The European Union is finalizing plans for an ambitious “digital twin” of planet Earth that would simulate the atmosphere, ocean, ice, and land with unrivaled precision, providing forecasts of floods, droughts, and fires from days to years in advance. Destination Earth, as the effort is called, won’t stop there: It will also attempt to capture human behavior, enabling leaders to see the impacts of weather events and climate change on society and gauge the effects of different climate policies.
“It’s a really bold mission, I like it a lot,” says Ruby Leung, a climate scientist at the U.S. Department of Energy’s (DOE’s) Pacific Northwest National Laboratory. By rendering the planet’s atmosphere in boxes only 1 kilometer across, a scale many times finer than existing climate models, Destination Earth can base its forecasts on far more detailed real-time data than ever before. The project, which will be described in detail in two workshops later this month, will start next year and run on one of the three supercomputers that Europe will deploy in Finland, Italy, and Spain.
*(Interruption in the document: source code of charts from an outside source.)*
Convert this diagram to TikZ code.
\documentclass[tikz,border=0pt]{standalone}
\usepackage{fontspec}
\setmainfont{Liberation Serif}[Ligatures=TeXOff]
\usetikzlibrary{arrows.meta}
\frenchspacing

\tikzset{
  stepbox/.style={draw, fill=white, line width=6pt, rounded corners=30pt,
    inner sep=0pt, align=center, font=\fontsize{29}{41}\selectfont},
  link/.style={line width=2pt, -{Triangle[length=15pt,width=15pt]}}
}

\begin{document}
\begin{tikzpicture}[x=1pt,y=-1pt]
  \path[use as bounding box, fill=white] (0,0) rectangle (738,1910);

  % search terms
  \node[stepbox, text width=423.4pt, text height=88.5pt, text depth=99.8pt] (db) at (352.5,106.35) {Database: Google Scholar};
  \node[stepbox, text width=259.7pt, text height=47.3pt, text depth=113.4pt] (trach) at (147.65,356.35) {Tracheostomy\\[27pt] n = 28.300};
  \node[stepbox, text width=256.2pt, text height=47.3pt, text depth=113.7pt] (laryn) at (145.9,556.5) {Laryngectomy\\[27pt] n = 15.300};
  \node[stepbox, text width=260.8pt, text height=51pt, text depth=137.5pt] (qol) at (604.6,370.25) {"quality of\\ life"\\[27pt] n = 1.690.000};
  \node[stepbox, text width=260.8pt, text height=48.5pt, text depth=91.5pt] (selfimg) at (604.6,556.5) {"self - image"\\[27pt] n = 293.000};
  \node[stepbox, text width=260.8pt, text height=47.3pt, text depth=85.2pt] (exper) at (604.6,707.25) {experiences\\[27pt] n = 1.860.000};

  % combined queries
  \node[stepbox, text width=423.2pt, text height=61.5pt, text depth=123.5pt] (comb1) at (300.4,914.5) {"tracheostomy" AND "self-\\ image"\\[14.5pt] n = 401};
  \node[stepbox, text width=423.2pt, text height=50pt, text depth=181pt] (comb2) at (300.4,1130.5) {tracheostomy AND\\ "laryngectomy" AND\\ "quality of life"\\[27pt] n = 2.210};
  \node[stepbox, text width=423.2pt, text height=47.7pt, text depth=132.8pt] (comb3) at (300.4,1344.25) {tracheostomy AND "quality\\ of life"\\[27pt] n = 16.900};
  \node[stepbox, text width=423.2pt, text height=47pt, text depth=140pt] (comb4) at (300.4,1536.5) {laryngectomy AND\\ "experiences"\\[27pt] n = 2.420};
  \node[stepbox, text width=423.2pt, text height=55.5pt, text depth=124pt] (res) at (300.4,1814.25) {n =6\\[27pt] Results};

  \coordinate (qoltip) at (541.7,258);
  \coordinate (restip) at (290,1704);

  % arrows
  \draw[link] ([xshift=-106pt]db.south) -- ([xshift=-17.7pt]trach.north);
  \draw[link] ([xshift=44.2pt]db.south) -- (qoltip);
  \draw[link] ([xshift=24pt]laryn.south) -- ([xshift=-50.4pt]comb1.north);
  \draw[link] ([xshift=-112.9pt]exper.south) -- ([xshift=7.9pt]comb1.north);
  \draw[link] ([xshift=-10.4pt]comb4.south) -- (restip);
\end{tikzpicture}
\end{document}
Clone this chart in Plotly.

Destination Earth rose out of the ashes of Extreme Earth, a proposal led by the European Centre for Medium-Range Weather Forecasts (ECMWF) for a billion-euro flagship research program. The European Union ultimately canceled the flagship program, but retained interest in the idea. Fears that Europe was falling behind China, Japan, and the United States in supercomputing led to the European High-Performance Computing Joint Undertaking, an €8 billion investment to lay the groundwork for eventual “exascale” machines capable of 1 billion billion calculations per second. The dormant Extreme Earth proposal offered a perfect use for such capacity. “This blows a soul into your digital infrastructure,” says Peter Bauer, ECMWF’s deputy director of research, who coordinated Extreme Earth and has been advising the European Union on the new program.